BREWSTER McCLOUD (****)

Something’s usually a little off in a Robert Altman film; viewers either love or hate him for it. However, every couple of years he turns out something that’s gloriously off. The public generally regards these efforts as bombs, they barely play in theaters and fall out of distribution for years, patiently awaiting elusive DVD release dates. A few of these lost efforts are genuinely bad (after reading a synopsis, I can’t conceive QUINTET or OC AND STIGGS possibly being any good), but most are ripe for rediscovery. IMAGES and CALIFORNIA SPLIT finally resurfaced last year, and I hope that BREWSTER McCLOUD is the next one to become available again.

Fat with M*A*S*H cash, the studio probably told Altman that he could do whatever the hell he wanted to for a follow-up. So, he took on a script written by the author of SKIDOO, and flew down to Houston to make a film about a disturbed young man (a pre-HAROLD AND MAUDE Bud Cort) who lives in the Houston Astrodome and is building a contraption that will enable him to fly. He also has a guardian angel of sorts (played by Sally “Hot Lips” Kellerman) that may be assisting him with a rash of aviary-minded murders where the victims are left dotted with dollops of bird shit. That’s not even mentioning Rene Auberjonois as an increasingly crazed ornithologist who interjects the film with his stilted lectures.

A fascinating mess, BREWSTER MCCLOUD doesn’t cohere nearly as well as THE LONG GOODBYE and lacks the visual flair and poeticism of his next (and arguably best) film McCABE & MS. MILLER. But, it’s an emblematic, at times enigmatic expression of New Hollywood at its most fearless. It gleefully trashes the establishment, cultural icons (dragging Margaret Hamilton out of the mothballs and paying fucked-up homage to her wicked witch persona) and, in the end, its own acerbic attitude towards its targets. It’s more comically dark than almost anything else Altman ever attempted. Plus, Shelly Duval makes her film debut as an alternate-universe Goldie Hawn who loves race car driving and freaky fake eyelashes.

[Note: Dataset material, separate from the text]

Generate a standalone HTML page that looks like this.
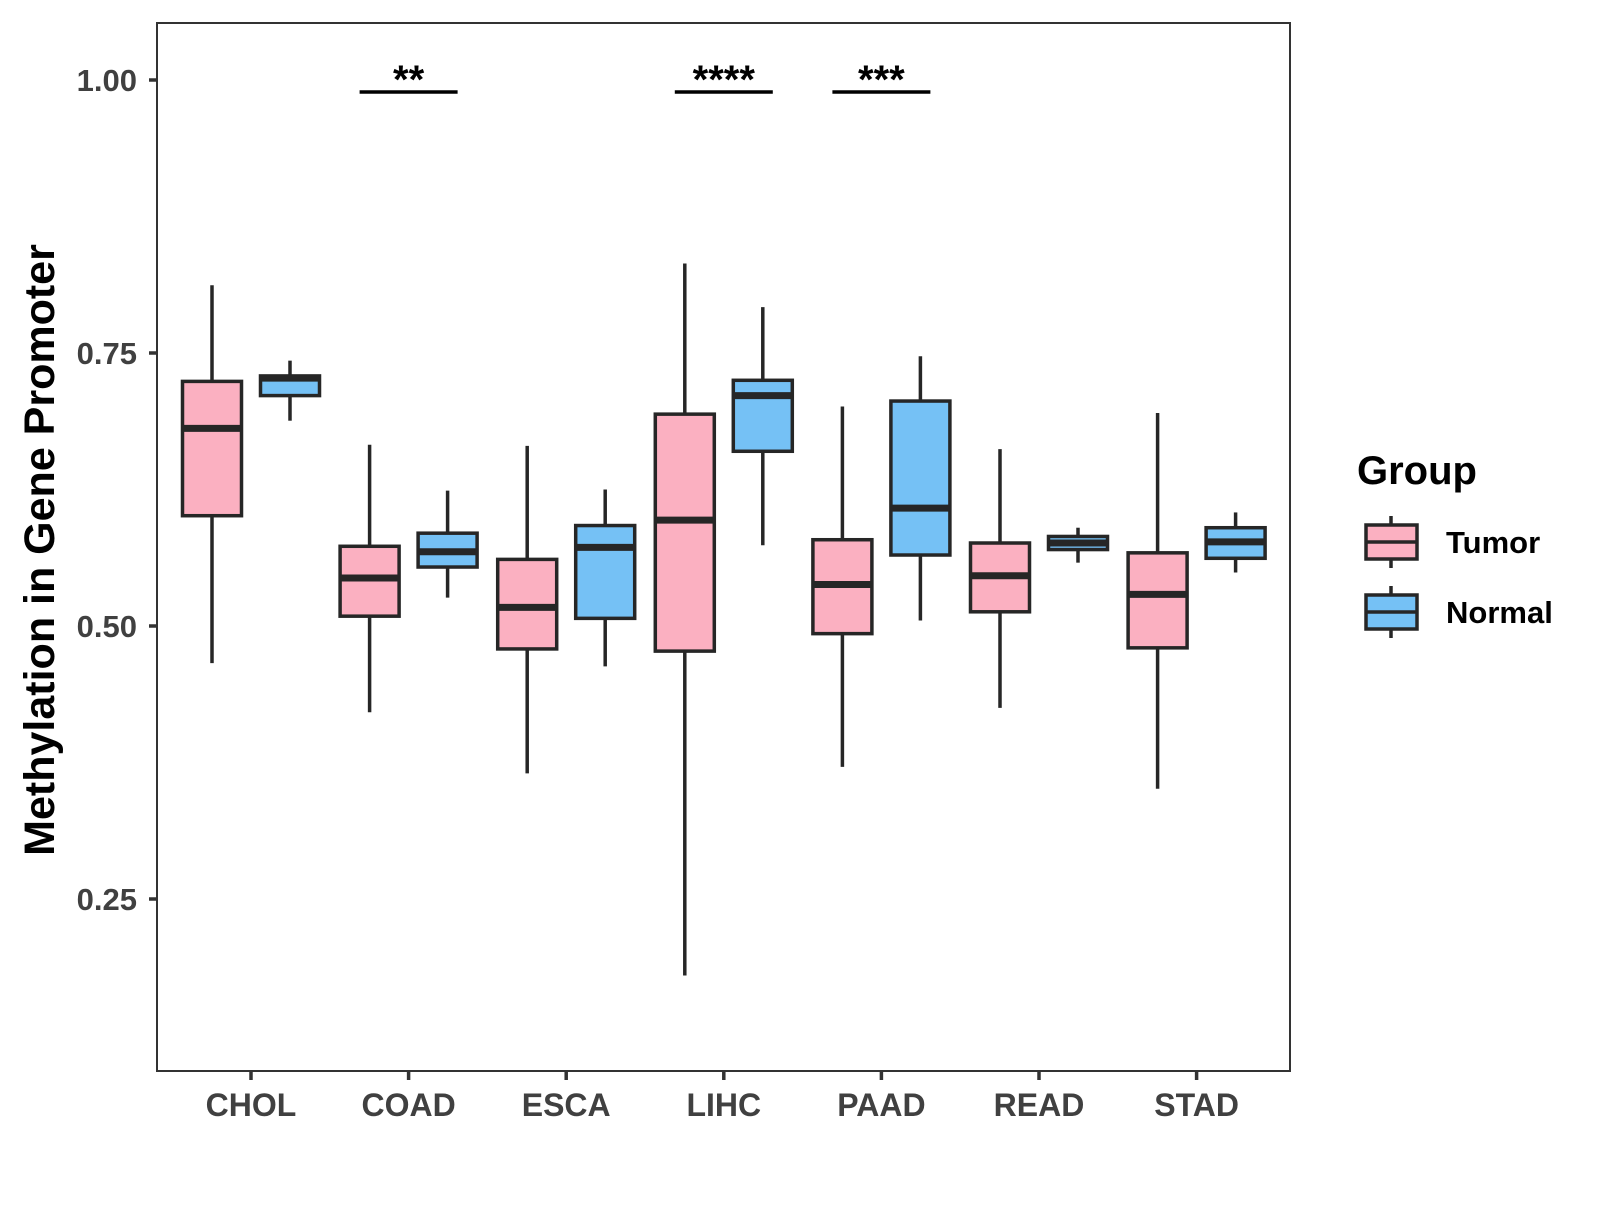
<!DOCTYPE html>
<html><head><meta charset="utf-8"><style>
body{margin:0;background:#fff}
svg text{font-family:"Liberation Sans",Arial,sans-serif;font-weight:bold}
</style></head><body>
<svg id="chart" width="1600" height="1200" xmlns="http://www.w3.org/2000/svg"></svg>
<script>
const categories=["CHOL","COAD","ESCA","LIHC","PAAD","READ","STAD"];
// [lowWhisker,Q1,median,Q3,highWhisker]
const tumorStats=[[0.466,0.601,0.681,0.724,0.812],[0.421,0.509,0.544,0.573,0.666],[0.365,0.479,0.517,0.561,0.665],[0.180,0.477,0.597,0.694,0.832],[0.371,0.493,0.538,0.579,0.701],[0.425,0.513,0.546,0.576,0.662],[0.351,0.480,0.529,0.567,0.695]];
const normalStats=[[0.688,0.711,0.727,0.729,0.743],[0.526,0.554,0.568,0.585,0.624],[0.463,0.507,0.572,0.592,0.625],[0.574,0.660,0.711,0.725,0.792],[0.505,0.565,0.608,0.706,0.747],[0.558,0.570,0.576,0.582,0.590],[0.549,0.562,0.577,0.590,0.604]];
const yTicks=[0.25,0.5,0.75,1.0];
const yTickLabels=["0.25","0.50","0.75","1.00"];
const sigCategories=["COAD","LIHC","PAAD"];
const sigLabels=["**","****","***"];
const sigLevel=0.989;

const NS="http://www.w3.org/2000/svg";
const svg=document.getElementById('chart');
const L=157,R=1290,T=23,B=1071;
const y=v=>626-(v-0.5)*1092;
const x=i=>251+i*157.6;
function el(tag,attrs,parent){const e=document.createElementNS(NS,tag);for(const k in attrs)e.setAttribute(k,attrs[k]);(parent||svg).appendChild(e);return e;}

const panel=el('rect',{x:L,y:T,width:R-L,height:B-T,fill:'none',stroke:'#333',"stroke-width":2});



yTicks.forEach((v,i)=>{
  const t=el('line',{x1:L-8,x2:L,y1:y(v),y2:y(v),stroke:'#333',"stroke-width":3.5});
  
  
  const lb=el('text',{x:L-20,y:y(v)+11,"text-anchor":"end","font-size":31,fill:'#404040'});
  lb.textContent=yTickLabels[i];
  
  
});
categories.forEach((c,i)=>{
  const t=el('line',{x1:x(i),x2:x(i),y1:B,y2:B+9,stroke:'#333',"stroke-width":3.5});
  
  
  const lb=el('text',{x:x(i),y:1116,"text-anchor":"middle","font-size":32,fill:'#404040'});
  lb.textContent=c;
  
  
});

function box(cx,s,fill,name){
  const g=el('g',{});
  
  
  const w=59;
  el('line',{x1:cx,x2:cx,y1:y(s[4]),y2:y(s[0]),stroke:'#262626',"stroke-width":3.5},g);
  el('rect',{x:cx-w/2,y:y(s[3]),width:w,height:y(s[1])-y(s[3]),fill:fill,stroke:'#262626',"stroke-width":3.5},g);
  el('line',{x1:cx-w/2,x2:cx+w/2,y1:y(s[2]),y2:y(s[2]),stroke:'#262626',"stroke-width":7},g);
}
categories.forEach((c,i)=>{
  box(x(i)-39,tumorStats[i],'#FBB0C1','box-tumor-'+c.toLowerCase());
  box(x(i)+39,normalStats[i],'#75C1F5','box-normal-'+c.toLowerCase());
});

sigCategories.forEach((c,k)=>{
  const i=categories.indexOf(c);
  const ln=el('line',{x1:x(i)-49,x2:x(i)+49,y1:y(sigLevel),y2:y(sigLevel),stroke:'#000',"stroke-width":3.5});
  
  
  const t=el('text',{x:x(i),y:y(sigLevel)+1,"text-anchor":"middle","font-size":40,fill:'#000'});
  t.textContent=sigLabels[k];
  
  
});

const yt=el('text',{x:0,y:0,"text-anchor":"middle","font-size":43,fill:'#000',transform:'translate(54,550) rotate(-90)'});
yt.textContent='Methylation in Gene Promoter';



const lg=el('text',{x:1357,y:484,"font-size":40,fill:'#000'});
lg.textContent='Group';


[['Tumor','#FBB0C1',542],['Normal','#75C1F5',612]].forEach(([n,f,cy])=>{
  const g=el('g',{});
  
  
  el('line',{x1:1391,x2:1391,y1:cy-26,y2:cy+26,stroke:'#262626',"stroke-width":3.5},g);
  el('rect',{x:1366,y:cy-17,width:51,height:34,fill:f,stroke:'#262626',"stroke-width":3.5},g);
  el('line',{x1:1366,x2:1417,y1:cy,y2:cy,stroke:'#262626',"stroke-width":3.5},g);
  const t=el('text',{x:1446,y:cy+11,"font-size":31,fill:'#000'},g);
  t.textContent=n;
});
</script>
</body></html>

THE BARBARIAN INVASIONS (***1/2)

I can see why some people couldn’t stand this award-winner from French Canadian auteur Denys Arcand. Taking Remy, a character from his 1986 feature DECLINE OF THE AMERICAN EMPIRE and giving him inoperable cancer, Arcand sets the stage for a meditation on mortality, the value of reading a good book vs. that of making a shitload of money, and the ineffectiveness of the Canadian public health system. It’s arty, a little smug, maybe even a little elitist; it’s also hard to feel much sympathy for Remy’s arrogant, estranged son. Yet, I wasn’t offended by these things. At times, it felt like an elegiac Bergman film. While ultimately sad, it also casts a rich, autumnal, life-affirming glow.

DOLLS (***)

Made before THE BLIND SWORDSMAN: ZATOICHI, this is surely one of Takeshi Kitano’s unlikeliest features. Taking a cue from the Japanese tradition of Bunraku puppet plays, the film presents three intertwined love stories based on them. The first follows a fractured couple reunited through a failed suicide attempt, the second finds a yakuza looking for his long-lost love, and the third centers on a young female pop singer and an idolizing fan. Probably the most leisurely-paced Kitano film I’ve seen, brimming with gorgeous cinematography and a lot of interesting (if oblique) scenes that seemingly don’t add up. Or maybe they do, and I just need to see them again. Not as successful as the great, equally odd, similarly paced KIKUJIRO, but intermittently striking.